Slabczynski has written that Strzelecki increased those sums in Petersburg and Moscow playing on the corn exchange. It is hard to imagine, that without such considerable sums of monies he could support himself in France and England for four years, travel throughout the world nearly ten years and after this, invest big money in England to buy himself a lifelong pension to the amount of 400 £ a year.

The rumors of Zmichowska that he sold four farms from the Bychowski Estate were denied by Slabczynski, because they were not in any agricultural register.


November Insurrection

In relation to smoother legend about Strzelecki’s participation in the November Insurrection, the article’s author explains as follows:
Slabczynski, who exaggeratedly admired Strzelecki, contributed to the birth of the legend of the November Insurrection.

… Strzelecki personally wrote on the naturalization application, that „Monsieur (that is not a count) de Strzelecki is nota political refugee, he left his native country voluntarily long before memorable events of year 1830”

There is no reason whatsoever to doubt, that he wrote the truth.


Myths of the Great Explorer and his real contributions

Lech Paszkowski considers that Strzelecki should be rated more of an investigator and a scientist than a great explorer. Indeed he walked 11 000 km in Australia, but only about 300 km were over areas not discovered earlier by white man.

Lech Paszkowski writes:

Strzelecki’s contributions in Australia consisted foremost of his scientific research; on making the first, huge geological map on eastern Australia and Tasmania; on elaborating and publishing a book, which for 45 years, was a true encyclopedia of knowledge about the geology of this continent; on sketching the first map of the Gippsland province (about which Australians often and readily forget); on the broadening of geographical knowledge with astoundingly accurate for the year 1842; and chemical analysis of coal, bitumen and asphalts.

…Discovery of gold in Australia by Strzelecki was only a curiosity, which absolutely did not make any difference in history, though it had the potential of changing the courses of this country’s history if Governor Gipps allowed for the publication of this discovery in the year 1839. This would have caused an influx of searchers, such as those who filled California in 1848, who gave the start of magnificent metropolis of San Francisco, may have switched to Australia, changing this continent history and also strengthening exceedingly the potential of earlier development.


Alleged Fortunes

There are rumours about Strzelecki‘s riches but they do not agree with the truth.
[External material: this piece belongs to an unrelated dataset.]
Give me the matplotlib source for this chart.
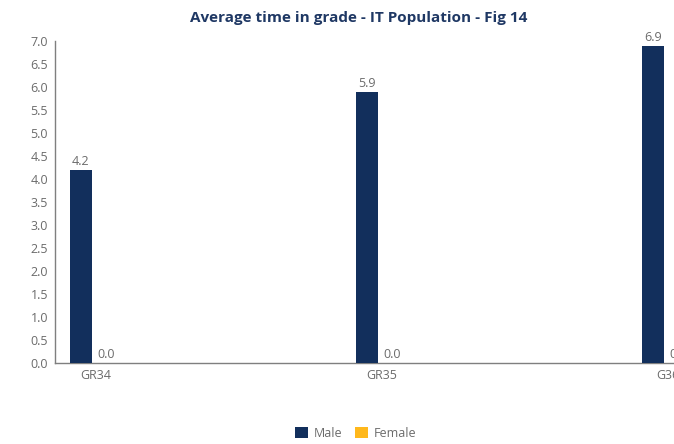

The legends that he was the owner of gold mines in Australia, flotillas of ships, or married to a rich American women, who left him one million dollars legacy are totally baseless, mostly originating from Zmichowska.

Lech Paszkowski writes:

… however one should emphasize that Strzelecki was able to take the care of his material affairs very efficiently.
… from the year 1855 he rented a three-storey house in a prestigious quarter of London. In the stables he had carriages, team-horses and a saddle-horse and on the walls of the house the valuable paintings. Four servants looked after him.
Zmichowska has written, that he lived as though he were a lord, which was not far from true.
However, when the testament of Strzelecki was executed, the whole value of shares, bank bonds, stock and the whole chattels summed up to merely 10,000 pound.

…At the end of the article in the chapter titled The New Contributions to the Biography, Lech Paszkowski gives new documentary evidence from Mr Strzelecki’s life.


In the weekly magazine „Tygodnik Polski” (Polish Weekly), issue No 6 from the date 27.02.2008 in the article „Film about Strzelecki will come to Australia” Ernestyna Skurjat-Kozek, who propagates Strzelecki and Kosciuszko and is ‘the soul’ of „Mound and Mount Kosciuszko Festival” occurring in April, writes with enthusiasm:
… „Obviously there will be romantic and dramatic scenes, among others a scene of the unsuccessful abduction of Adyna, the beating off Strzelecki by Count Turno, working for Prince Sapieha, the departure of Strzelecki from home, a letter posted to Adyna from Mount Kosciuszko together with a flower, and meeting with Adyna years later”.

It should be rectified, that Adam Turno was not a count. However he was a notorious reveler. As arises from his own notes, between the 1st May and the end of December 1820, which Lech Paszkowski precisely summed up, Turno dwelled 14 times in Dobrzyca, 9 times in Poznan, 6 times in Sedziny, 3 times in Goraj and 3 times in Wyciazkowo, 2 times in Welna Property, in Czerwona Wies and Radajewo and also in four other places. He also visited Kalisz and Warsaw.

It appears that every few day he transferred from one manor to another. He feasted away his inherited properties in a very short time and lost money on lawsuits and finally was more moneyless, yet he reproached the young Strzelecki, for lack of wealth.

If the scenes listed by Ernestyna Skurjat-Kozek are indeed in a film about Strzelecki, they will ridicule the Polish explorer, whose true effigy Lech Paszkowski has been fighting for with his pen for decades against repairers and adorners of history.